THIRUVANANTHAPURAM: What if Kerala State Industrial Development Corporation (KSIDC) never existed? Would Kerala’s industrial ecosystem suffer – or simply be better served by banks and other agencies?
With assets under management (AUM) or loan book of just Rs1,882 crore – compared with the Kerala-based banks, South Indian Bank’s Rs17,639 crore in corporate loans or Federal Bank’s corporate loan book of Rs73,596 crore – KSIDC’s lending scale is negligible.
Even more worrying: high non-performing assets (GNPA at 14.61 per cent) and Rs115 crore in idle fixed deposits suggest KSIDC remains as a capital-rich but impact-poor institution.
Kerala seems to support more industrial development bodies than the state really requires and much more than almost any other state in the country, including:
- Kerala Financial Corporation (KFC)
- Kerala Industrial Infrastructure Development Corporation (KINFRA)
- Kerala Small Industries Development Corporation (SIDCO)
- Kerala State Information Technology Infrastructure Ltd (KSITIL)
- Kerala Startup Mission (KSUM)
- Centre for Development of Imaging Technology (C-DIT)
- ICT Academy of Kerala
- Kerala Bureau of Industrial Promotion (KBIP)
- KELTRON (electronics arm)
- Kerala Land Development Corporation (KLDC), to name a few.
According to sources, many of thesse agencies are burdened with overlapping mandates.
In comparison, KSIDC’s Rs1,882 crore AUM is minuscule.
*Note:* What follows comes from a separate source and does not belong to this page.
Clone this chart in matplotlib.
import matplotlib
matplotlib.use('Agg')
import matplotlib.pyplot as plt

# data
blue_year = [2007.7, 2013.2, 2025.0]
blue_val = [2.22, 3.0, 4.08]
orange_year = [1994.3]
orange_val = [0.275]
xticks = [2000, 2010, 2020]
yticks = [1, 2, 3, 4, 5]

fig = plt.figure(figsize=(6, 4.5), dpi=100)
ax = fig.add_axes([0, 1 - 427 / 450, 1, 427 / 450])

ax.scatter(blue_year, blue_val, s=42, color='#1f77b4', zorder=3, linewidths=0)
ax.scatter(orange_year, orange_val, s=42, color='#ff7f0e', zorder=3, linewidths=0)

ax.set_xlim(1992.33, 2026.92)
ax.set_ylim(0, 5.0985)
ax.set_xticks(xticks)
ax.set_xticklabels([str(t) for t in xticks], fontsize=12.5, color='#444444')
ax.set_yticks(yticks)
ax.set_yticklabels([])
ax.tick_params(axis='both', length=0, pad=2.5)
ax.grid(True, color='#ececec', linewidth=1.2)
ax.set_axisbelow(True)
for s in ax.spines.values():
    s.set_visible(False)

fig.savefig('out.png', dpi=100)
In FY25, KSIDC’s profit dropped from Rs71.8 crore to Rs58.3 crore, its income fell from Rs111.9 crore to Rs95.8 crore, and RoA declined from 4.18 per cent to 2.94 per cent. Meanwhile, high NPAs have eroded asset quality.
Why is KSIDC unable to tilt even its modest loan book towards healthy assets?
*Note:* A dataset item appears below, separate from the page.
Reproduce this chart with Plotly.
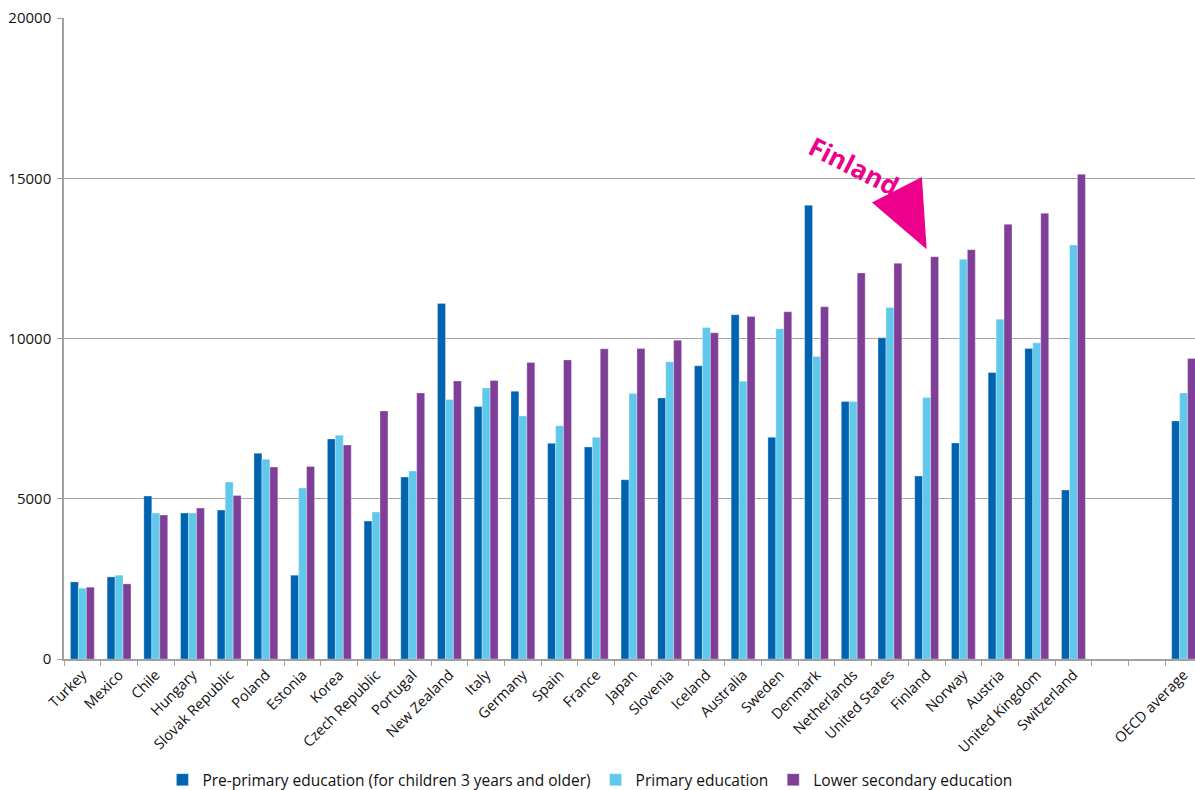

Contrast this with its peers: KFC maintains Rs8,012 crore in lending, keeps NPAs under 3 per cent, and reports a net profit near Rs98 crore . KINFRA remains active in infrastructure delivery across 140 industrial parks.
Business model
KSIDC’s business model – borrowing from financial institutions to re-lend at a markup – offers little unique value. And this model suggests that only those couldn’t borrow from other institutions or those who enjoy political clout would naturally be KSIDC’s target customers for funding needs, according to sources close to the government.
When even that limited lending results in elevated NPAs, it begs the question: why does the corporation continue to exist?
Despite sitting on a massive net worth of over Rs1,348 crore and boasting an unusually large capital adequacy ratio (CAR) above 60 per cent, many experts seriously believe KSIDC is an under-utilised institution, unable or unwilling to deploy capital at scale.
“KSIDC appears to be faltering where it matters most – delivering impact,” said an insider.
Serious questions
With gross non-performing assets (GNPAs) rising to an alarming levels, and a sharp drop in income and profitability, serious questions are being raised about whether the state’s premier industrial financier is still fulfilling its purpose.
For an institution meant to catalyse industrial growth and investment in Kerala, KSIDC’s numbers paint a contradictory picture.
Its asset base (loan book) has grown only marginally – from Rs1,667 crore to Rs1,882 crore – and even that is overshadowed by the fact that a significant portion of its lending has turned sour.
With loan disbursements lagging and high NPAs eating into asset quality, critics are beginning to ask: is KSIDC losing its relevance, or worse – simply not needed anymore in its current form?